Given this dire outlook, it would be nice to imagine that the Chancellor, Rishi Sunak, would have some sort of decisive plan of action to unveil when he delivers the spring statement on Thursday. Given the major plank of the government’s programme (until Covid came along, and everything went out the window) was going to be “levelling up”, you’d imagine that would include some imaginative means of easing the burden on “hard-working families” (remember them?) and the “squeezed middle”, which were mostly the same folk.
For a start, he’ll surely announce that the NI rise (previously correctly described by the Tories as “a tax on jobs” or a “stealth tax”) is a dead duck. It will, after all, disproportionately hit lower- and middle-income families. And its justification – to fund social care to the tune of £13 billion – was constructed so that older, already wealthy voters wouldn’t have to dip into the (often eye-watering) cash locked up in their mortgage-free houses. But all the signs are that he won’t.
There is one good political reason for this (there is, naturally, absolutely no case for the policy itself – especially from the position that you would normally expect Conservatives to operate from). That is that it’s been announced, but people haven’t yet felt the effects in their wallets, so the Chancellor won’t get all that much credit for binning it. You won’t feel, or be, any better off; it’s just that in a couple of months you’ll be much worse off.
But it used to be a Conservative principle that cutting taxes is, in and of itself, a good thing. First, because it’s right that people should keep as much of their own money as possible, and after that, because there’s abundant evidence – from every developed nation in the world – that it creates growth and raises living standards. By contrast, the rationale that clearly lies behind it – protecting the property values of Tory voters, and getting people who work and pay taxes to subsidise those who, for the most part, don’t – is profoundly unConservative.

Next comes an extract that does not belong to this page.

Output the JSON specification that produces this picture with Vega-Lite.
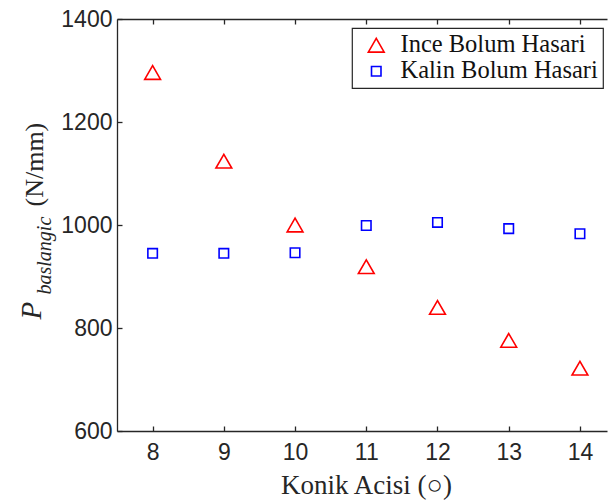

The current Tory party seems to be under the impression that its job is to keep property prices high, and to spend loads on vanity projects, but minimise borrowing by funding that spending through taxation. But the party’s own history ought to demonstrate to them that their greatest electoral, and economic, successes have come when they’ve done exactly the opposite. It was opening up housing supply, not raising prices, and lowering taxes, rather than increased public spending, which once made them popular.
If they want anyone currently under the age of 40 to vote for them, they need to do something urgently about housing. And they should want to, because it’s hard to think of anything more likely to boost economic activity. We should be tearing up planning regulations – as they seem happy to when it’s a windfarm or solar array being built, rather than houses – and hugely increasing supply, since that’s what you do when demand has driven prices beyond most people’s reach.
Slashing fuel duty or VAT – about half the cost at the pump – would be another obvious boost to the economy. We should be letting people keep more of their own money, so that they’re in a position to buy. Alas, we probably won’t get any of this. Which raises the question of what point there is to an unConservative Conservative government.